In just over 5 miles on Los Alamos, with detours on Corrick Road, Cougar Lane and others, a reporter counted at least 16 burned houses. Which seemed odd, considering that by Cal Fire’s count, as of Wednesday afternoon, the Glass fire had claimed 28 houses overall in Sonoma County.

By evening, Cal Fire had bumped up the number of homes destroyed in Sonoma by the blaze to 36, with another 31 sustaining damage. As the agency’s damage inspection teams make their methodical way through burned areas, that number will keep rising, possibly into the hundreds, Sonoma County Supervisor Susan Gorin said.

On Tuesday, Gorin toured some of the burned areas from Los Alamos Road, along the Highway 12 corridor and into Skyhawk. Seeing the debris of burned homes brought her “right back to looking at the ashes of my house,” said Gorin, who lost her Oakmont home in the 2017 Nuns fire.

Because of the need for accuracy, Cal Fire Deputy Chief Jonathan Cox said Wednesday the number of structures listed by Cal Fire as damaged or destroyed is usually “a lagging indicator.”

When they relay that information, said Cyndi Foreman, a fire prevention specialist for the Sonoma County Fire District, they don’t want it to be a guestimate. The expectation from the public, she said, is that information is fact-checked and accurate.

As Foreman spoke, 12 two-person damage inspection teams were spending their second full day collecting information.

“We start at the fire’s edge, and work our way in,” said Cal Fire’s Raymond Martinez, a manager of those inspection teams.

He and his teams had just finished working at the North Complex Fire in Butte County, when they were told their services were required for the Glass fire.

While still in Butte County, Martinez was using a Microsoft artificial intelligence program on his laptop. “We could see the heat signature on the ground” in Napa and Sonoma counties. “I could draw all the way around it.” The program dropped a yellow dot everywhere it perceived a structure in the burned zone.

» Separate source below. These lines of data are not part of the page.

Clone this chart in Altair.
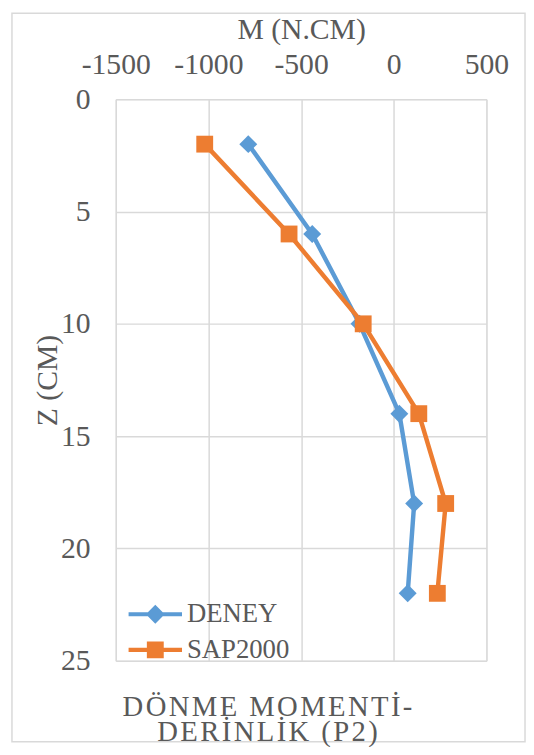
import altair as alt
import pandas as pd

# ---- data ----
depth = [2, 6, 10, 14, 18, 22]
deney = [-785, -440, -185, 30, 110, 75]
sap2000 = [-1020, -565, -165, 135, 280, 235]
series_names = ["DENEY", "SAP2000"]
series_colors = ["#5B9BD5", "#ED7D31"]
x_ticks = [-1500, -1000, -500, 0, 500]
y_ticks = [0, 5, 10, 15, 20, 25]
title_lines = ["DÖNME MOMENTİ-", "DERİNLİK (P2)"]

rows = []
for i, z in enumerate(depth):
    rows.append({"series": series_names[0], "z": z, "m": deney[i], "order": i})
    rows.append({"series": series_names[1], "z": z, "m": sap2000[i], "order": i})
df = pd.DataFrame(rows)

FONT = "Liberation Serif"
GRAY = "#595959"
GRID = "#d9d9d9"
W, H = 375, 568

x_enc = alt.X(
    "m:Q",
    scale=alt.Scale(domain=[-1500, 500], nice=False, zero=False),
    axis=alt.Axis(
        orient="top", values=x_ticks, grid=True, gridColor=GRID, gridWidth=1.5,
        domain=False, ticks=False, tickSize=0, labelFlush=False, labelOverlap=False,
        labelExpr="'' + datum.value",
        labelFont=FONT, labelFontSize=30, labelColor=GRAY, labelPadding=26,
        labelBaseline="alphabetic",
        title="M (N.CM)", titleFont=FONT, titleFontSize=30, titleFontWeight="normal",
        titleColor=GRAY, titleY=-61, titleX=W / 2, titleBaseline="alphabetic",
        titleAlign="center",
    ),
)
y_enc = alt.Y(
    "z:Q",
    scale=alt.Scale(domain=[0, 25], reverse=True, nice=False, zero=False),
    axis=alt.Axis(
        orient="left", values=y_ticks, grid=True, gridColor=GRID, gridWidth=1.5,
        domain=False, ticks=False, tickSize=0, labelFlush=False, labelOverlap=False,
        labelExpr="'' + datum.value",
        labelFont=FONT, labelFontSize=30, labelColor=GRAY, labelPadding=26,
        labelBaseline="middle",
        title="Z (CM)", titleFont=FONT, titleFontSize=30, titleFontWeight="normal",
        titleColor=GRAY, titleX=-69, titleY=H / 2, titleAngle=270,
        titleBaseline="middle", titleAlign="center",
    ),
)

base = alt.Chart(df)
marker_shapes = ["diamond", "square"]
marker_sizes = [330, 290]

layers = []
for name, col in zip(series_names, series_colors):
    layers.append(
        base.transform_filter(alt.datum.series == name)
        .mark_line(strokeWidth=4.5, strokeJoin="round", strokeCap="round", color=col)
        .encode(x=x_enc, y=y_enc, order=alt.Order("order:Q"))
    )
for name, col, shp, sz in zip(series_names, series_colors, marker_shapes, marker_sizes):
    layers.append(
        base.transform_filter(alt.datum.series == name)
        .mark_point(shape=shp, filled=True, size=sz, opacity=1, color=col)
        .encode(x=x_enc, y=y_enc)
    )

# legend symbols: line with marker in the middle (custom paths)
path_d = "M-1.93,-0.15H1.93V0.15H-1.93Z M0,-0.68L0.68,0L0,0.68L-0.68,0Z"
path_s = "M-1.93,-0.15H1.93V0.15H-1.93Z M-0.61,-0.61H0.61V0.61H-0.61Z"
leg = alt.Legend(
    title=None, orient="none", legendX=26, legendY=507, padding=0,
    symbolSize=784, symbolStrokeWidth=0, symbolOpacity=1,
    labelFont=FONT, labelFontSize=27, labelColor=GRAY, labelOffset=18,
    rowPadding=9,
)
legend_layer = base.transform_filter("false").mark_point(filled=True, opacity=1).encode(
    x=x_enc, y=y_enc,
    color=alt.Color("series:N", scale=alt.Scale(domain=series_names, range=series_colors), legend=leg),
    shape=alt.Shape("series:N", scale=alt.Scale(domain=series_names, range=[path_d, path_s]), legend=leg),
)

border = alt.Chart(pd.DataFrame({"k": [0]})).mark_rect(
    fill="white", fillOpacity=0, stroke=GRID, strokeWidth=1.5, clip=False
).encode(x=alt.value(-105), x2=alt.value(414), y=alt.value(-87), y2=alt.value(650))

hair = "\u200a"
chart = alt.layer(border, *layers, legend_layer).properties(
    width=W, height=H,
    autosize=alt.AutoSizeParams(type="none"),
    padding={"left": 109, "top": 88, "right": 40, "bottom": 83},
    title=alt.TitleParams(
        text=[hair.join(t) for t in title_lines], orient="bottom", anchor="middle",
        frame="group", dx=-34, offset=-50, fontSize=29, font=FONT, color=GRAY,
        fontWeight="normal", lineHeight=25, baseline="top",
    ),
).configure_view(stroke=None).configure(background="white")

chart.save("out.html", embed_options={"renderer": "svg", "actions": False})
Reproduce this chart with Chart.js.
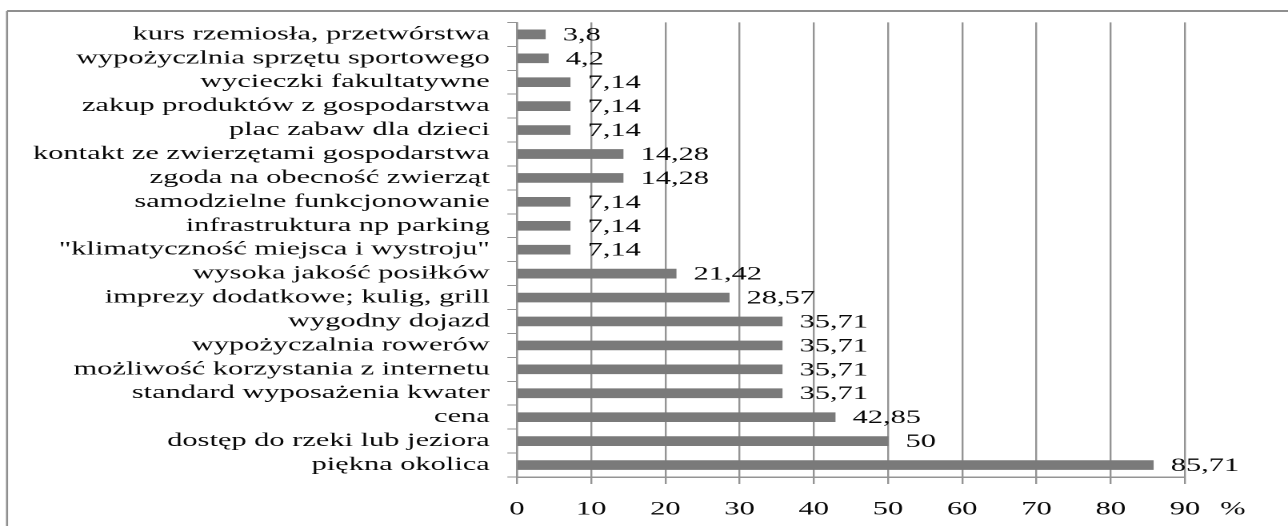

Based on that number, Martinez on Sunday summoned 12 damage inspection teams, as they’re called. Since then, he’s asked for five more.

That’s one reason there’s a bit of a lag time in posting the number of damaged and destroyed structures. “It takes a day, maybe two, to get the shop set up,” he said.

When those numbers seem to be behind, it usually means “we’re not there yet,” Martinez said.

Another reason Cal fire doesn’t emphasize speed: damage inspectors don’t go into burned areas until it’s reasonably safe for the team to do so. They don’t want to get in the way of the firefighters, and they don’t want to endanger their own lives.

The teams don’t work slowly. Nor are they particularly fast. For each structure, they answer a series of questions on handheld computers:

What’s the percentage of the damage to the building? Why type of roof did it have? Were the eaves open, or enclosed? Did it have vent screens? Double pane windows? Did the house have a deck? On the ground, or elevated?

One of the things they do with that data, Martinez said, is send it to specialists who analyze it and determine, among other things, if the state’s fire codes are working, and what needs to be adjusted.

The information collected by Cal Fire’s damage inspectors is also shared with the city and county, who, as a result, don’t have to send out their own inspection crews. The data is sent to FEMA and the California Office of Emergency Services, allowing residents who qualify to immediately start getting their government disaster aid, Martinez said.

It’s invaluable work. And it can be hazardous. The dangers aren’t limited to downed power lines and the threat of falling trees.

“We just had a guy fall into a septic tank,” Martinez said. “Luckily, it wasn’t full.”

Staff Writer Julie Johnson contributed to this story.